The Beginning of the End: Freshers' Week as a Final Year Student

Our third-year welcome back lecture wasn’t particularly welcoming.

“It’s normal to cry,” we were told. “It’s normal to not be able to sleep because you’re worried about your essay.”

There were no slogan-shirted second years teaching us rude chants as we boarded a bus from our hall at 8.15pm; no corridor pre-drinks; no £20 costumes that end up smelling like sweat and vodka. Third year, it was insinuated, was a time for work, C.V. building and actually checking those books out of Hallward library instead of having little naps in the silent study area between lectures.

Lectures, of course, you have to go to now, as a third year student. “Sixty percent to get a 2:1!” they reminded us as spectres of 2:2s loomed, unspoken.

The thing is, despite all this, if I was given the chance to go back to first year and do Welcome Week again, I’d refuse it. Here are some of the reasons why you might have enjoyed this first week back in Nottingham more as a final year student than a first year.


As a working-class Welsh person, I was frankly terrified when I saw and heard the other students moving into my halls. They were Southern! They were posh! The girls had long hair and wore leggings and expensive sweaters; the boys dressed the way Radio 1 thinks all teenagers dress. I felt all rubbish and uncool and, maybe in a cliquey freshers’ panic (or maybe because I’m actually quite uncool), the post-gap-year, sporty girls on my corridor didn’t extend the hand of friendship. Close, exclusive groups formed early on. Where you sat in the dining hall was political.

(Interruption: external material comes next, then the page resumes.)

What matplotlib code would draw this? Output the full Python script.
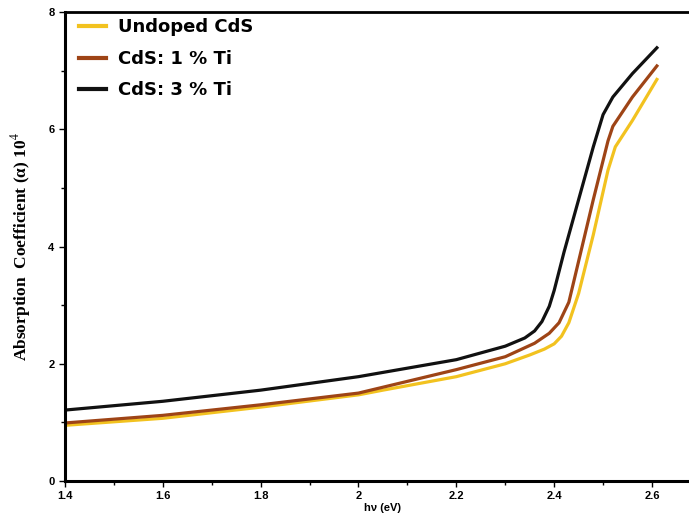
import numpy as np
import matplotlib.pyplot as plt
from matplotlib.ticker import MultipleLocator

# photon energy (eV) and absorption coefficient (x 10^4)
hv_undoped = [1.40, 1.60, 1.80, 2.00, 2.05, 2.20, 2.30, 2.35, 2.38, 2.40, 2.415,
              2.43, 2.45, 2.48, 2.51, 2.525, 2.56, 2.61]
alpha_undoped = [0.95, 1.07, 1.26, 1.47, 1.55, 1.78, 2.00, 2.15, 2.25, 2.34, 2.47,
                 2.70, 3.20, 4.20, 5.30, 5.70, 6.15, 6.85]

hv_ti1 = [1.40, 1.60, 1.80, 2.00, 2.05, 2.20, 2.30, 2.36, 2.39, 2.41, 2.43,
          2.45, 2.48, 2.51, 2.52, 2.56, 2.61]
alpha_ti1 = [0.99, 1.12, 1.30, 1.50, 1.60, 1.90, 2.12, 2.35, 2.52, 2.70, 3.05,
             3.75, 4.80, 5.80, 6.05, 6.55, 7.08]

hv_ti3 = [1.40, 1.60, 1.80, 2.00, 2.20, 2.30, 2.34, 2.36, 2.375, 2.39, 2.40,
          2.42, 2.45, 2.48, 2.50, 2.52, 2.56, 2.61]
alpha_ti3 = [1.21, 1.36, 1.55, 1.78, 2.07, 2.30, 2.44, 2.56, 2.72, 2.98, 3.25,
             3.90, 4.80, 5.70, 6.25, 6.55, 6.95, 7.39]

labels = ['Undoped CdS', 'CdS: 1 % Ti', 'CdS: 3 % Ti']
colors = ['#f2c21f', '#9e4416', '#111111']


def main():
    plt.rcParams['mathtext.fontset'] = 'stix'
    fig = plt.figure(figsize=(6.89, 5.18), dpi=100)
    ax = fig.add_axes([0.0943, 0.0714, 0.923, 0.9054])

    ax.plot(hv_undoped, alpha_undoped, color=colors[0], lw=2.3, label=labels[0])
    ax.plot(hv_ti1, alpha_ti1, color=colors[1], lw=2.3, label=labels[1])
    ax.plot(hv_ti3, alpha_ti3, color=colors[2], lw=2.3, label=labels[2])

    ax.set_xlim(1.4, 2.7)
    ax.set_ylim(0, 8)
    ax.xaxis.set_minor_locator(MultipleLocator(0.1))
    ax.yaxis.set_major_locator(MultipleLocator(2))
    ax.yaxis.set_minor_locator(MultipleLocator(1))
    ax.set_xticks([1.4, 1.6, 1.8, 2.0, 2.2, 2.4, 2.6])
    ax.set_xticklabels(['1.4', '1.6', '1.8', '2', '2.2', '2.4', '2.6'])
    ax.tick_params(which='both', direction='out', width=1, labelsize=8)
    ax.tick_params(which='major', length=4)
    ax.tick_params(which='minor', length=3)
    for lab in ax.get_xticklabels() + ax.get_yticklabels():
        lab.set_fontweight('bold')
        lab.set_family('Liberation Sans')

    for side in ['left', 'bottom']:
        ax.spines[side].set_linewidth(2.2)
    ax.spines['top'].set_linewidth(2.0)

    ax.set_xlabel('hν (eV)', fontsize=8, fontweight='bold',
                  family='Liberation Sans', labelpad=1)
    ax.set_ylabel(r'Absorption  Coefficient (α) 10$^4$', fontsize=12.5,
                  fontweight='bold', family='Liberation Serif', labelpad=11)

    leg = ax.legend(loc='upper left', bbox_to_anchor=(0.012, 1.0),
                    frameon=False, handlelength=1.5, handletextpad=0.65,
                    borderaxespad=0.0, borderpad=0.35, labelspacing=0.75,
                    prop={'family': 'DejaVu Sans', 'weight': 'bold', 'size': 13})
    for line in leg.get_lines():
        line.set_linewidth(3)

    fig.savefig('out.png', dpi=100)


if __name__ == '__main__':
    main()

Nowadays, no one can be bothered to be the Regina George of campus. Whenever I do talk to upper-middle-class students that I’d previously have been intimidated by, they seem like alright people. All the residual high school energy that lingered during that first year has disappeared.

2. NO F.O.M.O.

The Fear Of Missing Out is probably the dominant emotion you feel when experiencing Freshers’ Week for the first time. There’s a club night every night, plus pub quizzes, the final event with Example as well as society sign-ups. Then they’re all spread out before you and you just know that the one thing you don’t attend will turn out to be the Best Night Ever for everyone involved.

Third year has been a lot more fun in that respect. As a first year, I spent proper student loan money on a Baywatch t-shirt and went to Rock City on the first night of Freshers’, dancing to ‘Wake Me Up’ by Aviicii in an awkward way with my new acquaintances, and it was the most melancholy thing in the world. Last night, I watched ‘Legend’ at the Savoy, came home and ate a cheese sandwich while wearing a blanket.

It was more fun than literally all of first year put together.


One cool feature of my University Park halls were the tiny dead flies stuck to the shower-room ceiling. Every cubicle had them; the cleaners came in daily to mop and scrub and unblock, but the flies remained. Hall management sent out a feedback form for us a few months into the semester and the ‘PLEASE GET RID OF THE TINY DEAD FLIES’ message must have got through because, to be fair, the number did reduce.

But apart from the flies, there were the breezeblock walls; the tree that blocked any light into my room; the sad tasteless meals and the noise of the boy who lived above me blasting ‘Rather Be’ by Clean Bandit every morning on repeat. Student houses get a bad reputation, and often rightly so – last year it was so cold in my house you could see your breath, and quite often a slug would just come inside like that was an okay thing to do. Despite that, you can choose when to eat, and you get to leave campus behind you every evening, and you’re living with mates (rather than 200 loud Southerners).



In third year, you know what you like. (Ocean! The 36 bus! The baguette bar in Portland!) You’re secure enough to turn down a night out in favour of a sitcom binge on Netflix, and when you do go out, you know the cheapest way to do it and the comfiest shoes to do it in. So it’s okay if you’re a first year and your experience of Freshers Week has been like being stuck in an Edvard Munch painting. It (probably, kind of) gets better.